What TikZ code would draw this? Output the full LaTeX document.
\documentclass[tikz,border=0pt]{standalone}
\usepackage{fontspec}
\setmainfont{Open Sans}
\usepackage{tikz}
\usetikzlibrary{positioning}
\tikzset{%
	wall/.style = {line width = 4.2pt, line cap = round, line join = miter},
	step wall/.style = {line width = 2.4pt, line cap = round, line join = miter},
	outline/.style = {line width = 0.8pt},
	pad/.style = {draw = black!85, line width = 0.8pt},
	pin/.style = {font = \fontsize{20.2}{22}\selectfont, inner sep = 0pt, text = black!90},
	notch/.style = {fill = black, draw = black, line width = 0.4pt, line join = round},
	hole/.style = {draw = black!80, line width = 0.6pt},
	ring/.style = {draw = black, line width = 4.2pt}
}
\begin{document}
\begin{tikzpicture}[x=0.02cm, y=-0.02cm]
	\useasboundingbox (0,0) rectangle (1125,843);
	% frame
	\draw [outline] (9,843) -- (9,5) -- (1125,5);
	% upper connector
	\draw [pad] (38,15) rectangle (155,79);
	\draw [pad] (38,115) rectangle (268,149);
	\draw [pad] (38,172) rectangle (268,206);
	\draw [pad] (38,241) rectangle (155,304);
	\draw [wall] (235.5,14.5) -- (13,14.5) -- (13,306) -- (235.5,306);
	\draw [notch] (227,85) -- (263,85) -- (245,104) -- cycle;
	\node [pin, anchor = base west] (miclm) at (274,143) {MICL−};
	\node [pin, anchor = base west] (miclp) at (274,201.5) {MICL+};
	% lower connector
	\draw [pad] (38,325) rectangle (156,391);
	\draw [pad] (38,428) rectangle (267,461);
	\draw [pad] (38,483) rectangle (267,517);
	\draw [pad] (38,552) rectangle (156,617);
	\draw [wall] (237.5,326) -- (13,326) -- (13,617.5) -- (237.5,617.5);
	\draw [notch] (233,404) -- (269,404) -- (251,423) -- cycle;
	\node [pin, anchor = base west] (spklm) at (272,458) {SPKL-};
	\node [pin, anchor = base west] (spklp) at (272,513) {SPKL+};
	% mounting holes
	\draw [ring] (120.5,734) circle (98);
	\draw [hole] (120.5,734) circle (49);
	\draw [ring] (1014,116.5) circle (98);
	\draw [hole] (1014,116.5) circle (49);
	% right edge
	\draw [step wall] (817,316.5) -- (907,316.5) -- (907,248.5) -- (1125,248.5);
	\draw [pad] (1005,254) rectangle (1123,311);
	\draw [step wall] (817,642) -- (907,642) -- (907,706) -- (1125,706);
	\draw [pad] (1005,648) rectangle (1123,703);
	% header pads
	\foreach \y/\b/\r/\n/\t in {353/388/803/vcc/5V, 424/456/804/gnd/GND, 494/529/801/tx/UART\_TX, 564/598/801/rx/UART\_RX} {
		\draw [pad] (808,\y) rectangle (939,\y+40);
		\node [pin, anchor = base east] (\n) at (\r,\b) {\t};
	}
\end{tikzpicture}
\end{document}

SHORT TASK
Each line of the material above must be retyped precisely.

ANSWER IN FULL
What TikZ code would draw this? Output the full LaTeX document.
\documentclass[tikz,border=0pt]{standalone}
\usepackage{fontspec}
\setmainfont{Open Sans}
\usepackage{tikz}
\usetikzlibrary{positioning}
\tikzset{%
	wall/.style = {line width = 4.2pt, line cap = round, line join = miter},
	step wall/.style = {line width = 2.4pt, line cap = round, line join = miter},
	outline/.style = {line width = 0.8pt},
	pad/.style = {draw = black!85, line width = 0.8pt},
	pin/.style = {font = \fontsize{20.2}{22}\selectfont, inner sep = 0pt, text = black!90},
	notch/.style = {fill = black, draw = black, line width = 0.4pt, line join = round},
	hole/.style = {draw = black!80, line width = 0.6pt},
	ring/.style = {draw = black, line width = 4.2pt}
}
\begin{document}
\begin{tikzpicture}[x=0.02cm, y=-0.02cm]
	\useasboundingbox (0,0) rectangle (1125,843);
	% frame
	\draw [outline] (9,843) -- (9,5) -- (1125,5);
	% upper connector
	\draw [pad] (38,15) rectangle (155,79);
	\draw [pad] (38,115) rectangle (268,149);
	\draw [pad] (38,172) rectangle (268,206);
	\draw [pad] (38,241) rectangle (155,304);
	\draw [wall] (235.5,14.5) -- (13,14.5) -- (13,306) -- (235.5,306);
	\draw [notch] (227,85) -- (263,85) -- (245,104) -- cycle;
	\node [pin, anchor = base west] (miclm) at (274,143) {MICL−};
	\node [pin, anchor = base west] (miclp) at (274,201.5) {MICL+};
	% lower connector
	\draw [pad] (38,325) rectangle (156,391);
	\draw [pad] (38,428) rectangle (267,461);
	\draw [pad] (38,483) rectangle (267,517);
	\draw [pad] (38,552) rectangle (156,617);
	\draw [wall] (237.5,326) -- (13,326) -- (13,617.5) -- (237.5,617.5);
	\draw [notch] (233,404) -- (269,404) -- (251,423) -- cycle;
	\node [pin, anchor = base west] (spklm) at (272,458) {SPKL-};
	\node [pin, anchor = base west] (spklp) at (272,513) {SPKL+};
	% mounting holes
	\draw [ring] (120.5,734) circle (98);
	\draw [hole] (120.5,734) circle (49);
	\draw [ring] (1014,116.5) circle (98);
	\draw [hole] (1014,116.5) circle (49);
	% right edge
	\draw [step wall] (817,316.5) -- (907,316.5) -- (907,248.5) -- (1125,248.5);
	\draw [pad] (1005,254) rectangle (1123,311);
	\draw [step wall] (817,642) -- (907,642) -- (907,706) -- (1125,706);
	\draw [pad] (1005,648) rectangle (1123,703);
	% header pads
	\foreach \y/\b/\r/\n/\t in {353/388/803/vcc/5V, 424/456/804/gnd/GND, 494/529/801/tx/UART\_TX, 564/598/801/rx/UART\_RX} {
		\draw [pad] (808,\y) rectangle (939,\y+40);
		\node [pin, anchor = base east] (\n) at (\r,\b) {\t};
	}
\end{tikzpicture}
\end{document}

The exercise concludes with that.